The Australian Federation Against Copyright Theft (AFACT) has thrown its support behind the latest draft of the Anti-Counterfeiting Trade Agreement (ACTA) on the basis it might force ISPs to cooperate to combat "rampant" online piracy.
"The signatories to ACTA agreed that they should engender cooperation between ISPs and right holders to deter rampant online infringements that limit the growth of legitimate digital economies," AFACT executive director Neil Gane said in a statement today.
"We support this position and continue to advocate a robust legal framework and active global cooperation that prevents online piracy and duly respects creative rights."
The Australian Visual Software Distributors Association also supported the draft, saying it would help local films find a "legitimate export market".
The final draft text was released by Australia and other countries earlier this week ahead of the signing of a treaty, which was expected within weeks.
The rights holders' comments came despite widespread belief that the treaty had been substantially watered down.
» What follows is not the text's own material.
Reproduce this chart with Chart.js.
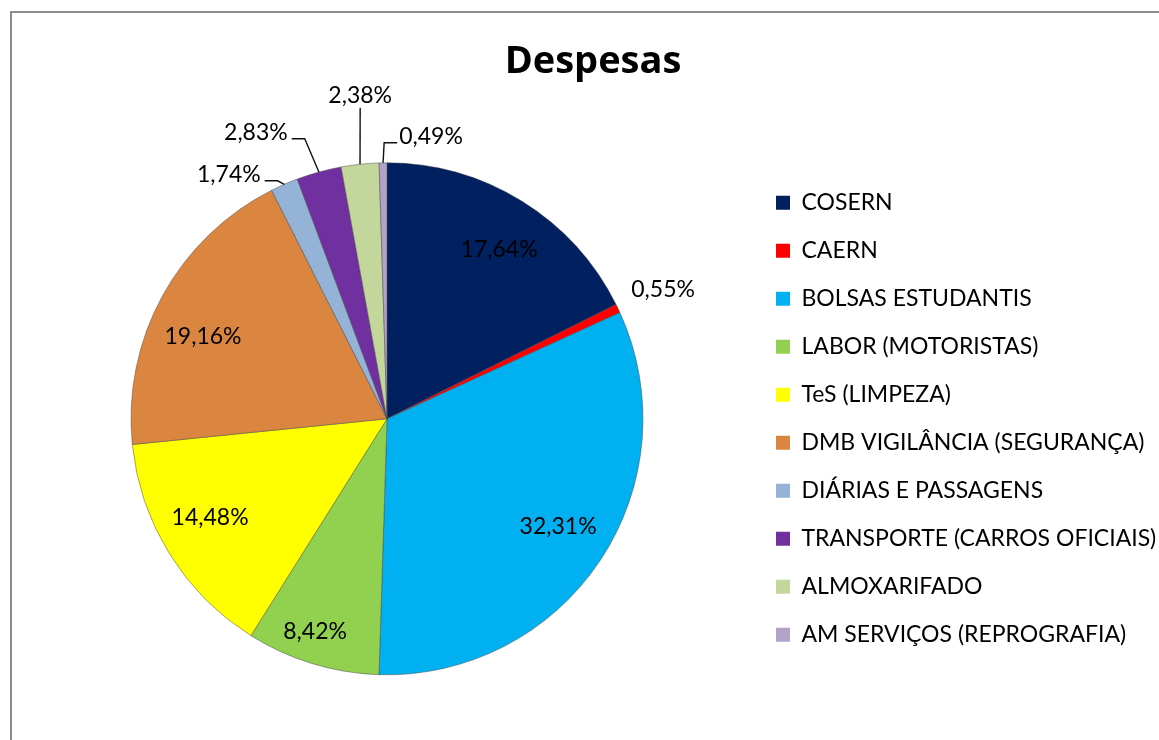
<!DOCTYPE html>
<html>
<head>
<meta charset="utf-8">
<script src="https://cdn.jsdelivr.net/npm/chart.js@4.4.1/dist/chart.umd.min.js"></script>
<style>
html, body { margin: 0; padding: 0; background: #fff; overflow: hidden; }
#moldura { position: absolute; left: 10px; top: 11px; width: 1400px; height: 1000px;
  border-top: 2px solid #8c8c8c; border-left: 2px solid #8c8c8c; }
#grafico { position: absolute; left: 0; top: 0; }
</style>
</head>
<body>
<div id="moldura"></div>
<canvas id="grafico" width="1200" height="740"></canvas>
<script>
// Despesas (% do total)
const categorias = ['COSERN', 'CAERN', 'BOLSAS ESTUDANTIS', 'LABOR (MOTORISTAS)', 'TeS (LIMPEZA)',
  'DMB VIGILÂNCIA (SEGURANÇA)', 'DIÁRIAS E PASSAGENS', 'TRANSPORTE (CARROS OFICIAIS)',
  'ALMOXARIFADO', 'AM SERVIÇOS (REPROGRAFIA)'];
const percentuais = [17.64, 0.55, 32.31, 8.42, 14.48, 19.16, 1.74, 2.83, 2.38, 0.49];
const cores = ['#002060', '#ff0000', '#00b0f0', '#92d050', '#ffff00',
  '#db8640', '#95b3d7', '#7030a0', '#c3d69b', '#b3a2c7'];
const rotulos = percentuais.map(v => v.toFixed(2).replace('.', ',') + '%');

// rótulos de dados no estilo do Excel (dentro / fora com linha guia)
const rotulosPlugin = {
  id: 'rotulos',
  afterDatasetsDraw(chart, args, opts) {
    const ctx = chart.ctx;
    const meta = chart.getDatasetMeta(0);
    ctx.save();
    ctx.font = opts.font;
    ctx.fillStyle = '#000';
    ctx.strokeStyle = '#111';
    ctx.lineWidth = 1.4;
    ctx.textAlign = 'center';
    ctx.textBaseline = 'middle';
    meta.data.forEach((arc, i) => {
      const p = opts.pos[i];
      const {x, y, startAngle, endAngle, outerRadius} =
        arc.getProps(['x', 'y', 'startAngle', 'endAngle', 'outerRadius'], true);
      const meio = (startAngle + endAngle) / 2;
      const a = meio + p.da * Math.PI / 180;
      const lx = x + Math.cos(a) * outerRadius * p.r;
      const ly = y + Math.sin(a) * outerRadius * p.r;
      ctx.fillText(rotulos[i], lx, ly);
      if (!p.guia) return;
      const ex = x + Math.cos(meio) * outerRadius;
      const ey = y + Math.sin(meio) * outerRadius;
      const w = ctx.measureText(rotulos[i]).width;
      ctx.beginPath();
      if (p.guia === 'v') {
        ctx.moveTo(lx, ly + 12);
        ctx.lineTo(ex, ey);
      } else {
        const esq = lx < ex;
        const x0 = esq ? lx + w / 2 + 4 : lx - w / 2 - 2;
        const x1 = esq ? x0 + 13 : x0 - 13;
        ctx.moveTo(x0, ly + 6);
        ctx.lineTo(x1, ly + 6);
        ctx.lineTo(ex, ey);
      }
      ctx.stroke();
    });
    ctx.restore();
  }
};

new Chart(document.getElementById('grafico'), {
  type: 'pie',
  data: {
    labels: categorias,
    datasets: [{
      data: percentuais,
      backgroundColor: cores,
      borderColor: 'rgba(70,70,70,0.6)',
      borderWidth: 0.8
    }]
  },
  options: {
    responsive: false,
    animation: false,
    radius: 256,
    layout: { padding: { left: 23, right: 37, top: 0, bottom: 0 } },
    plugins: {
      tooltip: { enabled: false },
      title: {
        display: true,
        text: 'Despesas',
        color: '#000',
        font: { family: 'Open Sans', size: 38, weight: 'bold', lineHeight: 1.2 },
        padding: { top: 39.5, bottom: 12.5 }
      },
      legend: {
        position: 'right',
        fullSize: false,
        align: 'center',
        maxWidth: 412,
        labels: {
          boxWidth: 14,
          boxHeight: 14,
          padding: 25,
          color: '#000',
          font: { family: 'Lato', size: 23 },
          generateLabels(chart) {
            return Chart.overrides.pie.plugins.legend.labels.generateLabels(chart)
              .map(l => Object.assign(l, { lineWidth: 0, strokeStyle: l.fillStyle }));
          }
        }
      },
      rotulos: {
        font: '23px Lato',
        pos: [
          { r: 0.792, da: 1.8 }, { r: 1.19, da: 0.5 }, { r: 0.79, da: -1.4 },
          { r: 0.878, da: 1.7 }, { r: 0.792, da: 2.6 }, { r: 0.787, da: -4.7 },
          { r: 1.136, da: -9.3, guia: 'h' }, { r: 1.229, da: -9.2, guia: 'h' },
          { r: 1.266, da: 1.3, guia: 'v' }, { r: 1.115, da: 9.75, guia: 'h' }
        ]
      }
    }
  },
  plugins: [rotulosPlugin]
});
</script>
</body>
</html>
For example, the US had pushed for the introduction of statutory damages for copyright abuses, for three-strikes-and-you're-out rules against internet users found to have downloaded pirated content, and for injunctions to be levelled at intermediaries such as ISPs, web hosts and universities over the actions of their subscribers or users.
Both items appeared not to have made the final cut but analysts warned that the agreement could be extended in future if Australia became a signatory.